Top investor warns BHP Billiton over plan to axe London listing
BHP Billiton has been hit with a warning shot from one its biggest shareholders after announcing plans to ditch its primary listing on the London Stock Exchange in favour of the Australian market.
Legal & General said that BHP's decision to give up its slot as the second-largest company on the FTSE 100 is "disappointing" and risks depriving investors of the chance to own a top-tier business.
The riposte from L&G - BHP's ninth-biggest shareholder with a 1.9pc stake - is likely to spark alarm among the miner's executives ahead of meetings next week, when they will seek to sell the decision to fund managers by claiming its complicated structure must be simplified.
It also potentially sets the City investor against New York hedge fund Elliott, which owns 4.7pc of BHP and has previously called for the change.
Nick Stansbury, head of climate solutions at Legal & General Investment Management, said: "Today’s announcement is very significant – with the likely outcome that BHP leaves UK indices. If this is indeed the case for UK index investors it is our view that losing a company of the calibre of BHP is disappointing.
"However, BHP’s proposal is supported by a robust and clearly articulated value case with the potential for investors in the UK company to benefit from the possible narrowing of discount to the Australian company.
"It is important UK index investors are able to realise that benefit and we will continue to review the proposal with this in mind."
BHP shares at present are split between two distinct companies, BHP Group Limited in Australia and BHP Group PLC in Britain, which have shares listed in Sydney and London respectively. The board believes that this arrangement is overly complicated and hampers the company's ability to make quick decisions.
The Australian shares also trade at a premium because the country has a favorable tax regime on dividends. Currently, most of the business's assets are held by the Australian operation.
The £119.3bn miner now plans to work under a unified structure, with a primary listing on the Australian Securities Exchange and a secondary one on the London Stock Exchange. BHP will allow investors in the PLC to exchange their shares for stock in the Australia-listed company.
However, this arrangement would mean the company is no longer eligible to be included in the premium segment of the UK market. It would therefore be kicked out of the FTSE 100 - forcing a sale of BHP shares by funds which track the index and managers who are only allowed to own blue chip stocks.

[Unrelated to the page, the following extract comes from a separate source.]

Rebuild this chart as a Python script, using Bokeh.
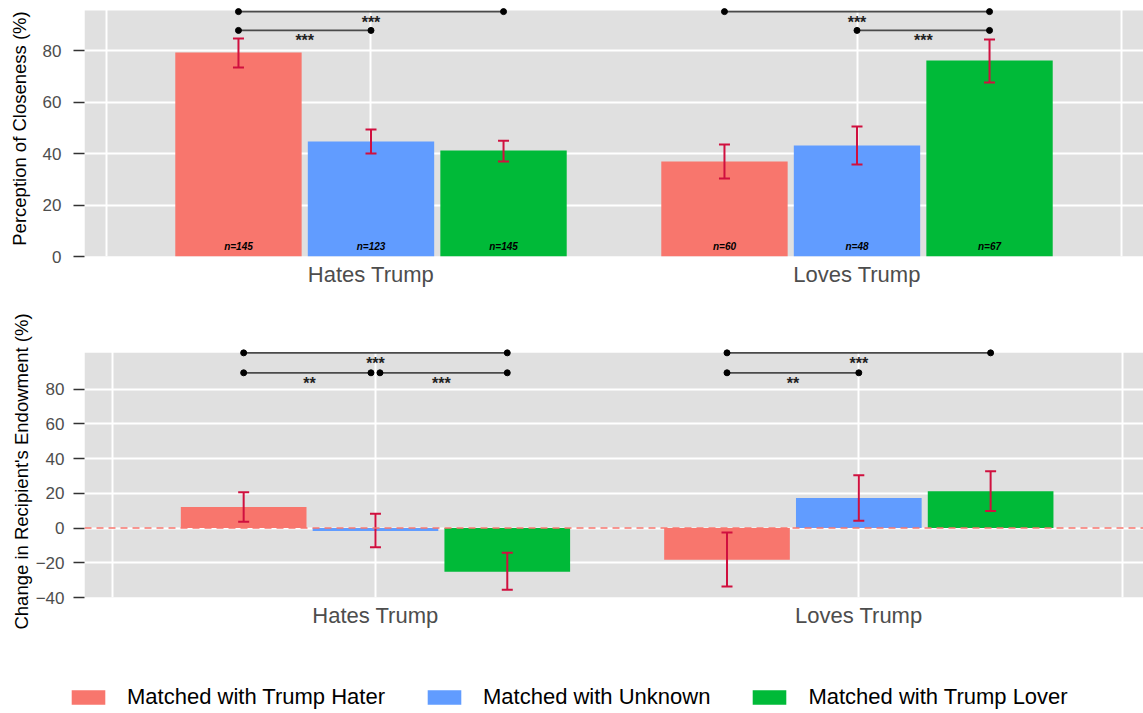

It is understood that around 15pc of the company's UK stock is held by tracker funds, although not all of these will be affected as some will follow indicies other than the FTSE 100.
Bosses insisted it is the right time for the move after rejecting public calls for the change made by Elliott two years ago.
However, it will be seen as a significant blow to the prestige of London, which has retained its position as a hub for mining stocks even as it failed to attract many major technology floats.
The proposal echoes of Unilever's effort to scrap a dual-listing in London, before it was forced to U-turn after fierce opposition from shareholders including L&G.
BHP also confirmed plans to sell its oil and gas business to Australia's Woodside Petroleum for a 48pc stake in the merged group, and approved $5.7bn of spending on a Canadian potash mine.
Mike Henry, the chief executive, is seeking to reposition the business in line with the shift away from fossil fuels.
Mr Henry said: "Every corporate restructure like this needs to be seen on its own merits. We think the case is compelling.
"It needs to be seen as separate from the ongoing strong commitment we have to the UK market. Nothing is going to change by way of the underlying business. Nothing will change by way of our commitment to engage with UK shareholders."
Mr Stansbury, of L&G, added that BHP’s plan to exit the oil and gas business is "just as significant" as collapsing the dual listing, and showed BHP's commitment to reshaping its business in line with climate goals.
Separately, fellow blue-chip miner Glencore said it has acquired a stake, of an undisclosed sum, in Britishvolt. The battery startup is behind plans to invest £4bn in the UK’s first gigafactory to help equip the country’s car industry for an electric future.
As part of the agreement Glencore will supply the gigafactory - which will be in Northumberland - with cobalt, a raw material used in electric batteries.